READ MORE about the “Detroit Works” project, undertaken by Mayor Dave Bing and his crew—architect Rainy Hamilton, Karla Henderson who heads Detroit Works, City Council President Charles Pugh, and others—in an attempt to save the city (and their sinecures?):
With a sprawling city, 139 square miles, and few resources for city services, Mayor Bing took the Detroit Works project as an opportunity to redefine the city’s physical, economic and social landscape. He began by taking inventory, taking a close look at what Detroit really has.
Demographers have identified at least 100 distinct neighborhoods within the city limits. With that in mind, Detroit Works unveiled its short-term plan, classifying the city’s neighborhoods by their quality of housing and stability of population.

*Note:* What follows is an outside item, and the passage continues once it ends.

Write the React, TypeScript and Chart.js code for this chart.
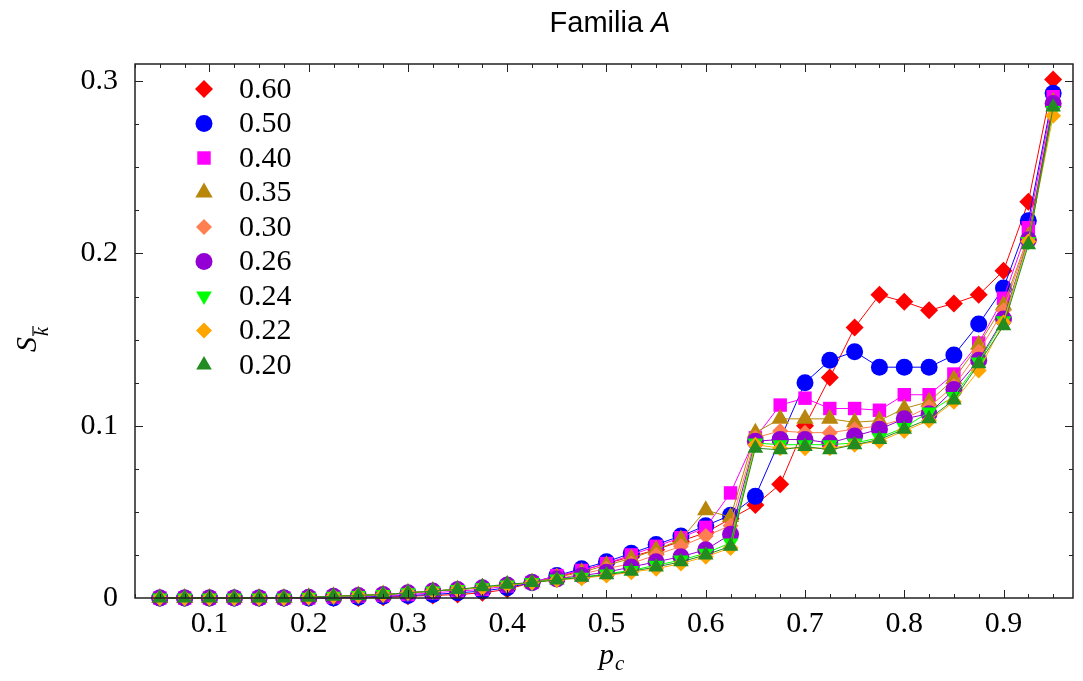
import React, { useEffect, useRef } from 'react';
import { Chart, registerables } from 'chart.js';

Chart.register(...registerables);

// ---- data ----
const pValues = [0.05, 0.075, 0.1, 0.125, 0.15, 0.175, 0.2, 0.225, 0.25, 0.275, 0.3, 0.325, 0.35, 0.375, 0.4, 0.425, 0.45, 0.475, 0.5, 0.525, 0.55, 0.575, 0.6, 0.625, 0.65, 0.675, 0.7, 0.725, 0.75, 0.775, 0.8, 0.825, 0.85, 0.875, 0.9, 0.925, 0.95];

const s060 = [0, 0, 0, 0, 0, 0, 0, 0, 0, 0.0005, 0.001, 0.0015, 0.002, 0.003, 0.005, 0.009, 0.012, 0.016, 0.02, 0.024, 0.028, 0.033, 0.038, 0.046, 0.054, 0.066, 0.1, 0.128, 0.157, 0.176, 0.172, 0.167, 0.171, 0.176, 0.19, 0.23, 0.301];
const s050 = [0, 0, 0, 0, 0, 0, 0, 0, 0.0005, 0.001, 0.0015, 0.002, 0.003, 0.004, 0.006, 0.009, 0.013, 0.017, 0.021, 0.026, 0.031, 0.036, 0.042, 0.048, 0.059, 0.092, 0.125, 0.138, 0.143, 0.134, 0.134, 0.134, 0.141, 0.159, 0.18, 0.219, 0.293];
const s040 = [0, 0, 0, 0, 0, 0, 0, 0.0005, 0.001, 0.0015, 0.002, 0.003, 0.004, 0.005, 0.007, 0.009, 0.013, 0.016, 0.02, 0.025, 0.03, 0.035, 0.041, 0.061, 0.093, 0.112, 0.116, 0.11, 0.11, 0.109, 0.118, 0.118, 0.13, 0.148, 0.174, 0.215, 0.291];
const s035 = [0, 0, 0, 0, 0, 0, 0.0005, 0.001, 0.0015, 0.002, 0.003, 0.004, 0.005, 0.006, 0.0075, 0.009, 0.012, 0.015, 0.019, 0.023, 0.028, 0.034, 0.051, 0.047, 0.096, 0.104, 0.104, 0.104, 0.102, 0.103, 0.11, 0.114, 0.127, 0.147, 0.17, 0.21, 0.288];
const s030 = [0, 0, 0, 0, 0, 0, 0.0005, 0.001, 0.0015, 0.002, 0.003, 0.004, 0.005, 0.006, 0.0075, 0.009, 0.011, 0.014, 0.017, 0.02, 0.025, 0.03, 0.036, 0.042, 0.093, 0.097, 0.096, 0.096, 0.098, 0.1, 0.104, 0.111, 0.123, 0.143, 0.167, 0.209, 0.285];
const s026 = [0, 0, 0, 0, 0, 0, 0.0005, 0.001, 0.0015, 0.002, 0.003, 0.004, 0.005, 0.006, 0.0075, 0.009, 0.011, 0.013, 0.015, 0.018, 0.021, 0.024, 0.028, 0.037, 0.091, 0.092, 0.092, 0.09, 0.094, 0.098, 0.104, 0.107, 0.121, 0.138, 0.162, 0.208, 0.287];
const s024 = [0, 0, 0, 0, 0, 0, 0.0005, 0.001, 0.0015, 0.002, 0.003, 0.004, 0.005, 0.006, 0.0075, 0.009, 0.011, 0.012, 0.014, 0.016, 0.019, 0.022, 0.026, 0.032, 0.09, 0.089, 0.089, 0.089, 0.09, 0.093, 0.099, 0.108, 0.117, 0.137, 0.161, 0.207, 0.283];
const s022 = [0, 0, 0, 0, 0, 0, 0.0005, 0.001, 0.0015, 0.002, 0.003, 0.004, 0.005, 0.006, 0.0075, 0.009, 0.0105, 0.0115, 0.013, 0.015, 0.017, 0.02, 0.024, 0.029, 0.089, 0.087, 0.087, 0.087, 0.089, 0.091, 0.097, 0.103, 0.114, 0.132, 0.16, 0.207, 0.28];
const s020 = [0, 0, 0, 0, 0, 0, 0.0005, 0.001, 0.0015, 0.002, 0.003, 0.004, 0.005, 0.0065, 0.008, 0.009, 0.0105, 0.012, 0.0135, 0.0155, 0.018, 0.021, 0.025, 0.03, 0.087, 0.086, 0.088, 0.086, 0.089, 0.092, 0.098, 0.104, 0.115, 0.136, 0.158, 0.205, 0.285];

const seriesLabels = ['0.60', '0.50', '0.40', '0.35', '0.30', '0.26', '0.24', '0.22', '0.20'];
const seriesValues = [s060, s050, s040, s035, s030, s026, s024, s022, s020];
const xTickValues = [0.1, 0.2, 0.3, 0.4, 0.5, 0.6, 0.7, 0.8, 0.9];
const yTickValues = [0, 0.1, 0.2, 0.3];

// ---- styles ----
const colors = ['#FF0000', '#0000FF', '#FF00FF', '#B8860B', '#FF7F50', '#9400D3', '#00FF00', '#FFA500', '#228B22'];
const pointStyles = ['rectRot', 'circle', 'rect', 'triangle', 'rectRot', 'circle', 'triangle', 'rectRot', 'triangle'];
const pointRotations = [0, 0, 0, 0, 0, 0, 180, 0, 0];
const pointRadii = [9, 8.5, 9.5, 10, 8, 8.5, 9, 8, 9];

const SERIF = '"Liberation Serif", "Times New Roman", serif';
const SANS = '"Liberation Sans", Arial, sans-serif';

function drawMarker(ctx: CanvasRenderingContext2D, style: string, x: number, y: number, r: number, rotation: number, color: string) {
  ctx.fillStyle = color;
  ctx.beginPath();
  if (style === 'circle') {
    ctx.arc(x, y, r, 0, Math.PI * 2);
  } else if (style === 'rect') {
    const s = r * Math.SQRT1_2;
    ctx.rect(x - s, y - s, 2 * s, 2 * s);
  } else if (style === 'rectRot') {
    ctx.moveTo(x - r, y);
    ctx.lineTo(x, y - r);
    ctx.lineTo(x + r, y);
    ctx.lineTo(x, y + r);
    ctx.closePath();
  } else if (style === 'triangle') {
    const rad = (rotation * Math.PI) / 180;
    for (let k = 0; k < 3; k++) {
      const a = rad + (k * 2 * Math.PI) / 3;
      const px = x + Math.sin(a) * r;
      const py = y - Math.cos(a) * r;
      if (k === 0) ctx.moveTo(px, py);
      else ctx.lineTo(px, py);
    }
    ctx.closePath();
  }
  ctx.fill();
}

const decorPlugin = {
  id: 'decor',
  afterDraw(chart: any) {
    const { ctx, chartArea: a, scales } = chart;
    const xs = scales.x;
    const ys = scales.y;
    ctx.save();

    // frame
    ctx.strokeStyle = '#222';
    ctx.lineWidth = 1.5;
    ctx.strokeRect(a.left, a.top, a.right - a.left, a.bottom - a.top);

    // ticks on all sides (major every 0.1, minor every 0.025)
    ctx.lineWidth = 1;
    ctx.beginPath();
    for (let k = 1; k <= 38; k++) {
      const v = k * 0.025;
      if (v < xs.min || v > xs.max) continue;
      const px = Math.round(xs.getPixelForValue(v)) + 0.5;
      const len = k % 4 === 0 ? 8 : 4;
      ctx.moveTo(px, a.bottom);
      ctx.lineTo(px, a.bottom - len);
      ctx.moveTo(px, a.top);
      ctx.lineTo(px, a.top + len);
    }
    for (let k = 1; k <= 12; k++) {
      const v = k * 0.025;
      if (v > ys.max) continue;
      const py = Math.round(ys.getPixelForValue(v)) + 0.5;
      const len = k % 4 === 0 ? 8 : 4;
      ctx.moveTo(a.left, py);
      ctx.lineTo(a.left + len, py);
      ctx.moveTo(a.right, py);
      ctx.lineTo(a.right - len, py);
    }
    ctx.stroke();

    // title
    ctx.fillStyle = '#000';
    ctx.textBaseline = 'alphabetic';
    ctx.font = `29px ${SANS}`;
    const t1 = 'Familia ';
    const w1 = ctx.measureText(t1).width;
    ctx.font = `italic 29px ${SANS}`;
    const w2 = ctx.measureText('A').width;
    const tx = 610 - (w1 + w2) / 2;
    ctx.font = `29px ${SANS}`;
    ctx.textAlign = 'left';
    ctx.fillText(t1, tx, 32);
    ctx.font = `italic 29px ${SANS}`;
    ctx.fillText('A', tx + w1, 32);

    // x axis label p_c
    ctx.font = `italic 30px ${SERIF}`;
    const wp = ctx.measureText('p').width;
    ctx.fillText('p', 599, 664);
    ctx.font = `italic 21px ${SERIF}`;
    ctx.fillText('c', 599 + wp + 1, 670);

    // y axis label S_{\bar k}
    ctx.save();
    ctx.translate(36, 352);
    ctx.rotate(-Math.PI / 2);
    ctx.font = `italic 30px ${SERIF}`;
    const ws = ctx.measureText('S').width;
    ctx.fillText('S', 0, 0);
    ctx.font = `italic 20px ${SERIF}`;
    const wk = ctx.measureText('k').width;
    ctx.fillText('k', ws + 1, 12);
    ctx.strokeStyle = '#000';
    ctx.lineWidth = 1.2;
    ctx.beginPath();
    ctx.moveTo(ws + 1, -3);
    ctx.lineTo(ws + 2 + wk, -3);
    ctx.stroke();
    ctx.restore();

    // legend
    ctx.font = `30px ${SERIF}`;
    ctx.textBaseline = 'middle';
    ctx.textAlign = 'left';
    for (let i = 0; i < seriesLabels.length; i++) {
      const y = 89 + i * 34.5;
      drawMarker(ctx, pointStyles[i], 204, y, pointRadii[i], pointRotations[i], colors[i]);
      ctx.fillStyle = '#000';
      ctx.fillText(seriesLabels[i], 239, y + 1);
    }

    ctx.restore();
  },
};

export default function App() {
  const ref = useRef<HTMLCanvasElement>(null);

  useEffect(() => {
    const canvas = ref.current;
    if (!canvas) return;
    const datasets = seriesLabels.map((label, i) => ({
      label,
      data: pValues.map((x, j) => ({ x, y: seriesValues[i][j] })),
      borderColor: colors[i],
      backgroundColor: colors[i],
      pointBackgroundColor: colors[i],
      borderWidth: 1,
      pointStyle: pointStyles[i] as any,
      pointRotation: pointRotations[i],
      pointRadius: pointRadii[i],
      pointBorderWidth: 0,
      tension: 0,
      clip: false as any,
      order: seriesLabels.length - i,
    }));

    const chart = new Chart(canvas, {
      type: 'line',
      data: { datasets },
      options: {
        animation: false,
        responsive: false,
        devicePixelRatio: 1,
        events: [],
        layout: { padding: { top: 64, right: 3, bottom: 0, left: 0 } },
        plugins: {
          legend: { display: false },
          title: { display: false },
          tooltip: { enabled: false },
        },
        scales: {
          x: {
            type: 'linear',
            min: 0.025,
            max: 0.97,
            grid: { display: false, drawTicks: false },
            border: { display: false },
            ticks: {
              color: '#000',
              font: { family: SERIF, size: 30 },
              padding: 8,
              maxRotation: 0,
              autoSkip: false,
              callback: (v: any) => Number(v).toFixed(1),
            },
            afterBuildTicks: (s: any) => {
              s.ticks = xTickValues.map((value) => ({ value }));
            },
            afterFit: (s: any) => {
              s.height = 83;
            },
          },
          y: {
            type: 'linear',
            min: 0,
            max: 0.31,
            grid: { display: false, drawTicks: false },
            border: { display: false },
            ticks: {
              color: '#000',
              font: { family: SERIF, size: 30 },
              padding: 17,
              autoSkip: false,
              callback: (v: any) => (Number(v) === 0 ? '0' : Number(v).toFixed(1)),
            },
            afterBuildTicks: (s: any) => {
              s.ticks = yTickValues.map((value) => ({ value }));
            },
            afterFit: (s: any) => {
              s.width = 135;
            },
          },
        },
      },
      plugins: [decorPlugin],
    });
    return () => chart.destroy();
  }, []);

  return (
    <div style={{ position: 'absolute', left: 0, top: 0, width: 1083, height: 681, background: '#fff' }}>
      <canvas ref={ref} width={1083} height={681} style={{ display: 'block', width: 1083, height: 681 }} />
    </div>
  );
}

The degree of city services and investment would depend on whether the neighborhood is deemed steady, transitional, or distressed.
UPDATE (Dec. 13): Erik in the comment below blames honky in what sounds like vintage Yankee propaganda. You’ll get better historical facts about the South from reading or watching the brilliant timeless “Gone with the Wind.” So too did Mencken write about the civilization destroyed by the “dirty Yankees.” The South was the seat of the country’s aristocracy—and some of the finest families in America.
Although my book, Into the Cannibal’s Pot, advances the cultural argument in explaining underdevelopment, it is also highly critical of it. As follows:
In “Into the Cannibal’s Pot,” I concur to an extent with thinkers such as Etounga-Manguelle. Indubitably, in Africa “magic wins out over reason; community over individual; communal ownership over private property; force and coercion over rights and responsibilities; wealth distribution over its accumulation.”Indeed, human behavior is mediated by values. However, I criticize the cultural argument for “affording a circular, rather than a causal, elegance: people do the things they do because they are who they are and have a history of being that way.”
But “why have some people produced Confucian and Anglo-Protestant ethics—with their mutual emphasis on graft and delayed gratification—while others have midwived Islamic and animistic values, emphasizing conformity, consensus, and control? Why have certain patterns of thought and action come to typify certain people in the first place?” Such an investigation, I conclude, political correctness prohibits.
In any event, bad leaders or bad weather patterns are not what shackle backward peoples. Not exclusively. As cities across England burn because of the “unequal civilizing potential” of certain peoples—James Burnham’s coinage—it has become clear that the values and cultural influences which people (and peoples) bring to the polity cannot be tweaked out of existence like some unsightly nose-hair.
Read it, Erik. Mimicking whitey, if that is indeed your and Sowell’s explanation for black dysfunction, falls flat when it comes to Africa.